→ Brief: Quote from the first line below through the line that contains "(ext) at (37,464)", both included, and leave the pictures out.

→ Provided data:
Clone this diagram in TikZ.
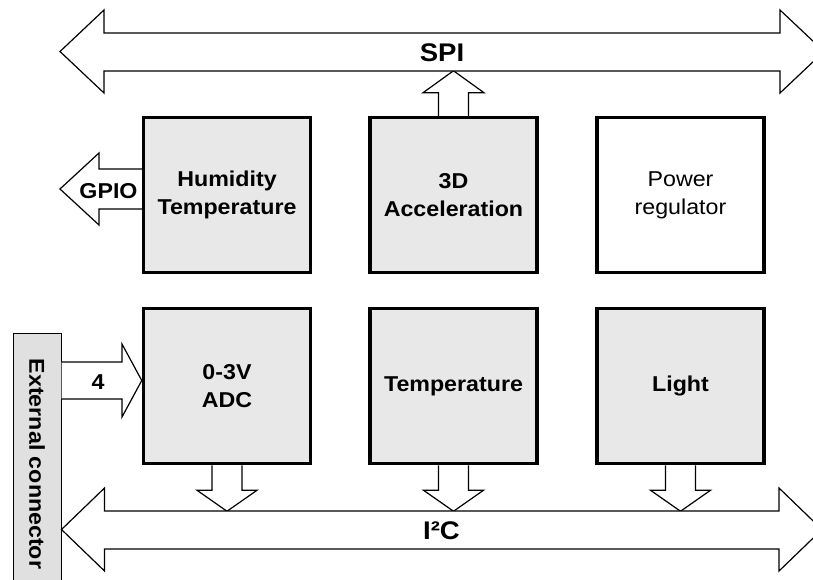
\documentclass[tikz,border=0pt]{standalone}
\usepackage{fontspec}
\setmainfont{Liberation Sans}[FakeStretch=1.08]
\usetikzlibrary{calc}
\definecolor{boxgray}{HTML}{E8E8E8}
\definecolor{congray}{HTML}{E0E0E0}
\begin{document}
\begin{tikzpicture}[x=1pt,y=-1pt,
  blk/.style={draw,line width=3.5pt,fill=boxgray,minimum width=167pt,minimum height=155pt,inner sep=0pt,align=center,font=\fontsize{21.5}{28}\selectfont\bfseries},
  plainblk/.style={blk,fill=white,font=\fontsize{21.5}{28}\selectfont},
  arr/.style={draw,line width=1.2pt,fill=white,line join=miter},
  buslabel/.style={font=\fontsize{25.5}{30}\selectfont\bfseries,anchor=base,inner sep=0pt},
  smalllabel/.style={font=\fontsize{21.5}{28}\selectfont\bfseries,anchor=base,inner sep=0pt}]
\useasboundingbox (0,0) rectangle (813,579);
\clip (0,0) rectangle (813,579);

% blocks
\node[blk] (hum) at (227,195) {Humidity\\Temperature};
\node[blk] (acc) at (453.5,195) {3D\\Acceleration};
\node[plainblk] (pwr) at (680.5,195) {Power\\regulator};
\node[blk] (adc) at (227,386) {0-3V\\ADC};
\node[blk] (tmp) at (453.5,386) {Temperature};
\node[blk] (lgt) at (680.5,386) {Light};

% external connector
\node[draw,line width=1pt,fill=congray,minimum width=48pt,minimum height=262pt,inner sep=0pt,
  font=\fontsize{21.5}{28}\selectfont\bfseries] (ext) at (37,464) {\rotatebox{-90}{External connector}};

% SPI bus
\coordinate (spiL) at (60,51.5);
\coordinate (spiR) at (824,51.5);
\draw[arr] (acc.north) ++(-15,0) -- ++(0,-23) -- ++(-15.5,0) -- ($(acc.north)+(0,-45)$)
  -- ($(acc.north)+(30.5,-23)$) -- ++(-15.5,0) -- ($(acc.north)+(15,0)$);
\draw[arr] (spiL) -- ++(44,-41.5) -- ++(0,23) -- ($(spiR)+(-44,-18.5)$) -- ++(0,-23) -- (spiR)
  -- ++(-44,41.5) -- ++(0,-22) -- ($(spiL)+(44,19.5)$) -- ++(0,22) -- cycle;
\node[buslabel] (spi) at (442,61.5) {SPI};

% GPIO arrow
\coordinate (gpioT) at (60,189);
\draw[arr] (hum.west |- 0,169) -- (99,169) -- (99,153) -- (gpioT) -- (99,225) -- (99,209) -- (hum.west |- 0,209);
\node[smalllabel] (gpio) at (108.5,198) {GPIO};

% input arrow "4"
\coordinate (inT) at (adc.west |- 0,380.5);
\draw[arr] (ext.east |- 0,362) -- (122,362) -- (122,344) -- (inT) -- (122,417) -- (122,399) -- (ext.east |- 0,399);
\node[smalllabel] (four) at (98,389) {4};

% I2C bus
\draw[arr] (adc.south) ++(-15,0) -- ++(0,25) -- ++(-15,0) -- ($(adc.south)+(0,46)$) -- ($(adc.south)+(30,25)$) -- ++(-15,0) -- ($(adc.south)+(15,0)$);
\draw[arr] (tmp.south) ++(-15,0) -- ++(0,25) -- ++(-15,0) -- ($(tmp.south)+(0,46)$) -- ($(tmp.south)+(30,25)$) -- ++(-15,0) -- ($(tmp.south)+(15,0)$);
\draw[arr] (lgt.south) ++(-15,0) -- ++(0,25) -- ++(-15,0) -- ($(lgt.south)+(0,46)$) -- ($(lgt.south)+(30,25)$) -- ++(-15,0) -- ($(lgt.south)+(15,0)$);
\coordinate (i2cL) at (ext.east |- 0,529.5);
\coordinate (i2cR) at (822,529.5);
\draw[arr] (i2cL) -- ++(43,-41.5) -- ++(0,23) -- ($(i2cR)+(-43,-18.5)$) -- ++(0,-23) -- (i2cR)
  -- ++(-43,41.5) -- ++(0,-22) -- ($(i2cL)+(43,19.5)$) -- ++(0,22) -- cycle;
\node[buslabel] (i2c) at (441.5,539) {I²C};
\end{tikzpicture}
\end{document}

→ Solution to the exercise:
Clone this diagram in TikZ.
\documentclass[tikz,border=0pt]{standalone}
\usepackage{fontspec}
\setmainfont{Liberation Sans}[FakeStretch=1.08]
\usetikzlibrary{calc}
\definecolor{boxgray}{HTML}{E8E8E8}
\definecolor{congray}{HTML}{E0E0E0}
\begin{document}
\begin{tikzpicture}[x=1pt,y=-1pt,
  blk/.style={draw,line width=3.5pt,fill=boxgray,minimum width=167pt,minimum height=155pt,inner sep=0pt,align=center,font=\fontsize{21.5}{28}\selectfont\bfseries},
  plainblk/.style={blk,fill=white,font=\fontsize{21.5}{28}\selectfont},
  arr/.style={draw,line width=1.2pt,fill=white,line join=miter},
  buslabel/.style={font=\fontsize{25.5}{30}\selectfont\bfseries,anchor=base,inner sep=0pt},
  smalllabel/.style={font=\fontsize{21.5}{28}\selectfont\bfseries,anchor=base,inner sep=0pt}]
\useasboundingbox (0,0) rectangle (813,579);
\clip (0,0) rectangle (813,579);

% blocks
\node[blk] (hum) at (227,195) {Humidity\\Temperature};
\node[blk] (acc) at (453.5,195) {3D\\Acceleration};
\node[plainblk] (pwr) at (680.5,195) {Power\\regulator};
\node[blk] (adc) at (227,386) {0-3V\\ADC};
\node[blk] (tmp) at (453.5,386) {Temperature};
\node[blk] (lgt) at (680.5,386) {Light};

% external connector
\node[draw,line width=1pt,fill=congray,minimum width=48pt,minimum height=262pt,inner sep=0pt,
  font=\fontsize{21.5}{28}\selectfont\bfseries] (ext) at (37,464) {\rotatebox{-90}{External connector}};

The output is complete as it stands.